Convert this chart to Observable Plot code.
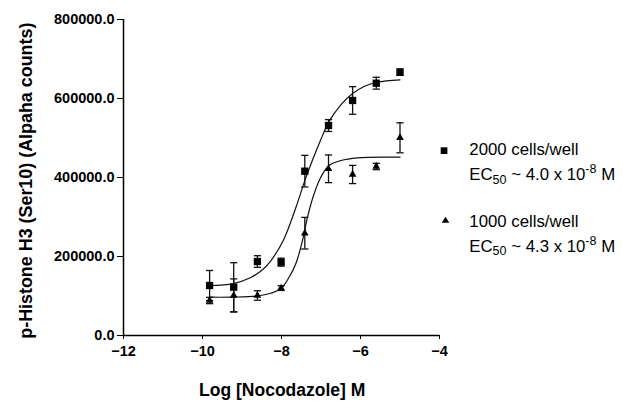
<!DOCTYPE html>
<html><head><meta charset="utf-8">
<script src="https://cdn.jsdelivr.net/npm/d3@7"></script>
<script src="https://cdn.jsdelivr.net/npm/@observablehq/plot@0.6"></script>
<style>
html,body{margin:0;padding:0;background:#fff;}
#chart{width:623px;height:401px;}
svg [aria-label^="x-axis"] line, svg [aria-label^="y-axis"] line{stroke-width:1.5px;}
</style></head><body><div id="chart"></div>
<script>
// Data
const logConc = [-9.82, -9.21, -8.61, -8.01, -7.41, -6.81, -6.20, -5.60, -5.00];
const cells2000 = [126600, 122300, 187300, 185600, 416000, 531600, 595000, 638700, 666600];
const cells2000Err = [38000, 62000, 14700, 10000, 40000, 15000, 35000, 15000, 8000];
const cells1000 = [88600, 101300, 101300, 120000, 259000, 422000, 407600, 427800, 500500];
const cells1000Err = [8000, 42000, 12000, 6000, 40000, 35000, 23000, 8000, 38000];

// fitted curves, points
const fit2000X = [-9.815, -9.225, -8.777, -8.473, -8.271, -7.949, -7.638, -7.385, -7.005, -6.795, -6.497, -6.200, -5.909, -5.570, -5.000];
const fit2000Y = [126600, 131500, 147000, 167000, 189000, 242000, 323500, 399000, 496000, 542000, 584000, 612500, 630400, 641300, 647300];
const fit1000X = [-9.815, -9.225, -8.608, -8.271, -8.018, -7.808, -7.638, -7.468, -7.342, -7.175, -7.005, -6.795, -6.497, -6.076, -5.000];
const fit1000Y = [97000, 97200, 100000, 107000, 118200, 147600, 181500, 240500, 299500, 358700, 400800, 430400, 443000, 449900, 451400];

const xTicks = [-12, -10, -8, -6, -4];
const yTicks = [0, 200000, 400000, 600000, 800000];
const xLabel = "Log [Nocodazole] M";
const yLabel = "p-Histone H3 (Ser10) (Alpaha counts)";
const seriesNames = ["2000 cells/well", "1000 cells/well"];
const ec50Values = ["4.0", "4.3"];

const pts2000 = logConc.map((x, i) => ({x, y: cells2000[i], e: cells2000Err[i]}));
const pts1000 = logConc.map((x, i) => ({x, y: cells1000[i], e: cells1000Err[i]}));
const fit2000 = fit2000X.map((x, i) => ({x, y: fit2000Y[i]}));
const fit1000 = fit1000X.map((x, i) => ({x, y: fit1000Y[i]}));

const capSymbol = {draw(ctx, size) { const w = Math.sqrt(size / Math.PI); ctx.moveTo(-w, 0); ctx.lineTo(w, 0); }};
const ink = "#111";

function errMarks(data) {
  return [
    Plot.ruleX(data, {x: "x", y1: d => d.y - d.e, y2: d => d.y + d.e, stroke: ink, strokeWidth: 1.3}),
    Plot.dot(data, {x: "x", y: d => d.y + d.e, symbol: capSymbol, r: 3.6, stroke: ink, strokeWidth: 1.3, fill: "none"}),
    Plot.dot(data, {x: "x", y: d => d.y - d.e, symbol: capSymbol, r: 3.6, stroke: ink, strokeWidth: 1.3, fill: "none"})
  ];
}

const plot = Plot.plot({
  width: 623, height: 401,
  marginLeft: 123, marginRight: 184, marginTop: 19, marginBottom: 66,
  style: {fontFamily: "'Liberation Sans', Arial, sans-serif", fontSize: "14.5px", fontWeight: "bold", background: "#fff", color: "#000"},
  x: {domain: [-12, -4], ticks: xTicks, tickSize: 4, tickPadding: 6, label: null},
  y: {domain: [0, 800000], ticks: yTicks, tickSize: 6, tickPadding: 3, tickFormat: d => d.toFixed(1), label: null},
  marks: [
    ...errMarks(pts2000),
    ...errMarks(pts1000),
    Plot.line(fit2000, {x: "x", y: "y", curve: "catmull-rom", stroke: ink, strokeWidth: 1.2}),
    Plot.line(fit1000, {x: "x", y: "y", curve: "catmull-rom", stroke: ink, strokeWidth: 1.2}),
    Plot.dot(pts2000, {x: "x", y: "y", symbol: "square", r: 4.12, fill: "#000", stroke: "none"}),
    Plot.dot(pts1000, {x: "x", y: "y", symbol: "triangle", r: 2.85, fill: "#000", stroke: "none"}),
    Plot.ruleY([0], {stroke: "#000", strokeWidth: 1.5}),
    Plot.ruleX([-12], {stroke: "#000", strokeWidth: 1.5}),
    Plot.text([xLabel], {frameAnchor: "bottom", textAnchor: "middle", lineAnchor: "middle", dy: 54.5, dx: 0.7, fontSize: 17.5, fontWeight: "bold", fill: "#000"}),
    Plot.text([yLabel], {frameAnchor: "left", textAnchor: "middle", lineAnchor: "middle", rotate: -90, dx: -97.5, dy: 3.2, fontSize: 17.9, fontWeight: "bold", fill: "#000"})
  ]
});

// Legend
const svg = d3.select(plot);
const lg = svg.append("g")
  .attr("font-family", "'Liberation Sans', Arial, sans-serif")
  .attr("font-weight", "normal")
  .attr("font-size", 16.8)
  .attr("text-anchor", "start")
  .attr("fill", "#000");
const rows = [{y: 155, marker: "square"}, {y: 226.7, marker: "triangle"}];
rows.forEach((r, i) => {
  if (r.marker === "square") {
    lg.append("rect").attr("x", 440.7).attr("y", r.y - 7.7).attr("width", 6.7).attr("height", 6.7);
  } else {
    const cx = 445.5, cy = r.y - 7;
    lg.append("path").attr("d", `M${cx},${cy - 3}L${cx + 3.8},${cy + 3}L${cx - 3.8},${cy + 3}Z`);
  }
  lg.append("text").attr("x", 469.3).attr("y", r.y).text(seriesNames[i]);
  const t = lg.append("text").attr("x", 469.3).attr("y", r.y + 25);
  t.append("tspan").text("EC");
  t.append("tspan").attr("font-size", 12.5).attr("dy", 3.5).text("50");
  t.append("tspan").attr("dy", -3.5).text(" ~ " + ec50Values[i] + " x 10");
  t.append("tspan").attr("font-size", 12.5).attr("dy", -7).text("-8");
  t.append("tspan").attr("dy", 7).text(" M");
});

document.getElementById("chart").append(plot);
</script>
</body></html>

......

## WORK TO BE COMPLETED
Copy each line exactly, and leave the pictures out of your copy.

## FINAL RESULT
Convert this chart to Observable Plot code.
<!DOCTYPE html>
<html><head><meta charset="utf-8">
<script src="https://cdn.jsdelivr.net/npm/d3@7"></script>
<script src="https://cdn.jsdelivr.net/npm/@observablehq/plot@0.6"></script>
<style>
html,body{margin:0;padding:0;background:#fff;}
#chart{width:623px;height:401px;}
svg [aria-label^="x-axis"] line, svg [aria-label^="y-axis"] line{stroke-width:1.5px;}
</style></head><body><div id="chart"></div>
<script>
// Data
const logConc = [-9.82, -9.21, -8.61, -8.01, -7.41, -6.81, -6.20, -5.60, -5.00];
const cells2000 = [126600, 122300, 187300, 185600, 416000, 531600, 595000, 638700, 666600];
const cells2000Err = [38000, 62000, 14700, 10000, 40000, 15000, 35000, 15000, 8000];
const cells1000 = [88600, 101300, 101300, 120000, 259000, 422000, 407600, 427800, 500500];
const cells1000Err = [8000, 42000, 12000, 6000, 40000, 35000, 23000, 8000, 38000];

// fitted curves, points
const fit2000X = [-9.815, -9.225, -8.777, -8.473, -8.271, -7.949, -7.638, -7.385, -7.005, -6.795, -6.497, -6.200, -5.909, -5.570, -5.000];
const fit2000Y = [126600, 131500, 147000, 167000, 189000, 242000, 323500, 399000, 496000, 542000, 584000, 612500, 630400, 641300, 647300];
const fit1000X = [-9.815, -9.225, -8.608, -8.271, -8.018, -7.808, -7.638, -7.468, -7.342, -7.175, -7.005, -6.795, -6.497, -6.076, -5.000];
const fit1000Y = [97000, 97200, 100000, 107000, 118200, 147600, 181500, 240500, 299500, 358700, 400800, 430400, 443000, 449900, 451400];

const xTicks = [-12, -10, -8, -6, -4];
const yTicks = [0, 200000, 400000, 600000, 800000];
const xLabel = "Log [Nocodazole] M";
const yLabel = "p-Histone H3 (Ser10) (Alpaha counts)";
const seriesNames = ["2000 cells/well", "1000 cells/well"];
const ec50Values = ["4.0", "4.3"];

const pts2000 = logConc.map((x, i) => ({x, y: cells2000[i], e: cells2000Err[i]}));
const pts1000 = logConc.map((x, i) => ({x, y: cells1000[i], e: cells1000Err[i]}));
const fit2000 = fit2000X.map((x, i) => ({x, y: fit2000Y[i]}));
const fit1000 = fit1000X.map((x, i) => ({x, y: fit1000Y[i]}));

const capSymbol = {draw(ctx, size) { const w = Math.sqrt(size / Math.PI); ctx.moveTo(-w, 0); ctx.lineTo(w, 0); }};
const ink = "#111";

function errMarks(data) {
  return [
    Plot.ruleX(data, {x: "x", y1: d => d.y - d.e, y2: d => d.y + d.e, stroke: ink, strokeWidth: 1.3}),
    Plot.dot(data, {x: "x", y: d => d.y + d.e, symbol: capSymbol, r: 3.6, stroke: ink, strokeWidth: 1.3, fill: "none"}),
    Plot.dot(data, {x: "x", y: d => d.y - d.e, symbol: capSymbol, r: 3.6, stroke: ink, strokeWidth: 1.3, fill: "none"})
  ];
}

const plot = Plot.plot({
  width: 623, height: 401,
  marginLeft: 123, marginRight: 184, marginTop: 19, marginBottom: 66,
  style: {fontFamily: "'Liberation Sans', Arial, sans-serif", fontSize: "14.5px", fontWeight: "bold", background: "#fff", color: "#000"},
  x: {domain: [-12, -4], ticks: xTicks, tickSize: 4, tickPadding: 6, label: null},
  y: {domain: [0, 800000], ticks: yTicks, tickSize: 6, tickPadding: 3, tickFormat: d => d.toFixed(1), label: null},
  marks: [
    ...errMarks(pts2000),
    ...errMarks(pts1000),
    Plot.line(fit2000, {x: "x", y: "y", curve: "catmull-rom", stroke: ink, strokeWidth: 1.2}),
    Plot.line(fit1000, {x: "x", y: "y", curve: "catmull-rom", stroke: ink, strokeWidth: 1.2}),
    Plot.dot(pts2000, {x: "x", y: "y", symbol: "square", r: 4.12, fill: "#000", stroke: "none"}),
    Plot.dot(pts1000, {x: "x", y: "y", symbol: "triangle", r: 2.85, fill: "#000", stroke: "none"}),
    Plot.ruleY([0], {stroke: "#000", strokeWidth: 1.5}),
    Plot.ruleX([-12], {stroke: "#000", strokeWidth: 1.5}),
    Plot.text([xLabel], {frameAnchor: "bottom", textAnchor: "middle", lineAnchor: "middle", dy: 54.5, dx: 0.7, fontSize: 17.5, fontWeight: "bold", fill: "#000"}),
    Plot.text([yLabel], {frameAnchor: "left", textAnchor: "middle", lineAnchor: "middle", rotate: -90, dx: -97.5, dy: 3.2, fontSize: 17.9, fontWeight: "bold", fill: "#000"})
  ]
});

// Legend
const svg = d3.select(plot);
const lg = svg.append("g")
  .attr("font-family", "'Liberation Sans', Arial, sans-serif")
  .attr("font-weight", "normal")
  .attr("font-size", 16.8)
  .attr("text-anchor", "start")
  .attr("fill", "#000");
const rows = [{y: 155, marker: "square"}, {y: 226.7, marker: "triangle"}];
rows.forEach((r, i) => {
  if (r.marker === "square") {
    lg.append("rect").attr("x", 440.7).attr("y", r.y - 7.7).attr("width", 6.7).attr("height", 6.7);
  } else {
    const cx = 445.5, cy = r.y - 7;
    lg.append("path").attr("d", `M${cx},${cy - 3}L${cx + 3.8},${cy + 3}L${cx - 3.8},${cy + 3}Z`);
  }
  lg.append("text").attr("x", 469.3).attr("y", r.y).text(seriesNames[i]);
  const t = lg.append("text").attr("x", 469.3).attr("y", r.y + 25);
  t.append("tspan").text("EC");
  t.append("tspan").attr("font-size", 12.5).attr("dy", 3.5).text("50");
  t.append("tspan").attr("dy", -3.5).text(" ~ " + ec50Values[i] + " x 10");
  t.append("tspan").attr("font-size", 12.5).attr("dy", -7).text("-8");
  t.append("tspan").attr("dy", 7).text(" M");
});

document.getElementById("chart").append(plot);
</script>
</body></html>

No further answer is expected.